I see your sarcasm but Tesla shouldn't have been part of it :)


voice is just an input method. a natural language interface can also support typing or other inputs.


Startups solve new problems. Large companies refine and scale the most popular of those solutions.


Technopolies on the road to techno-communism. We need to decentralize our systems.


Communism is supposed to be decentralized and democratic. I assume you mean the Soviet conception of communism was a traditional top-down rule from above. (It wasn't communism)


No true communist puts sugar on his porridge?


Are there any examples of democratic communism?


https://en.wikipedia.org/wiki/Cooperative

https://en.wikipedia.org/wiki/Kibbutz

I don't know if this count as "communist" but they are two type of collective egalitarian democratic organisations that have got some success.

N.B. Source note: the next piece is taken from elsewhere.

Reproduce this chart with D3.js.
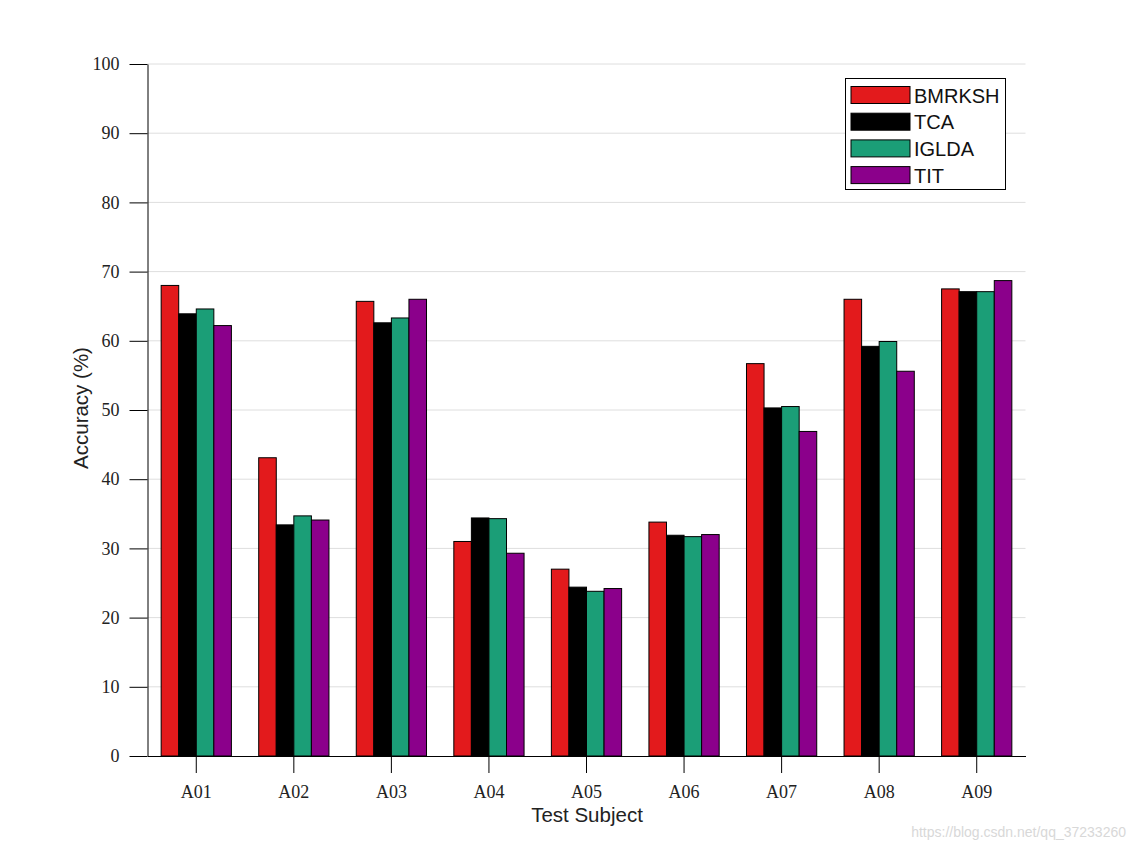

Or the mother of all examples out of Spain:

https://en.wikipedia.org/wiki/Mondragon_Corporation

What is interesting is that once you look into it, it is structured similarly to some of the conglomerates (keiretsus) of Japan. Basically they have their own bank etc, in part because external banks were not interested in doing business with them.


How do they scale? Workable solutions need to allow seven billion people to inter-operate.


No known system scales to seven billion people. (Just try to calculate what it would mean for every family in the world to buy a car.)

Why would you think that a political or economical system needs to be globally scalable to be useful? Or that it would even be desirable?

It would be reasonable to believe that a family, a business or a city should not be governed in the same way a country or a planet is.


It's clear that it's not necessary for a system to scale globally to be useful.

But a political system that scales globally is definitely desirable; an awful lot of human suffering is directly traceable to sub-optimal decisions made internationally because "those people" aren't "our people." There are big wins to be had for solving that problem.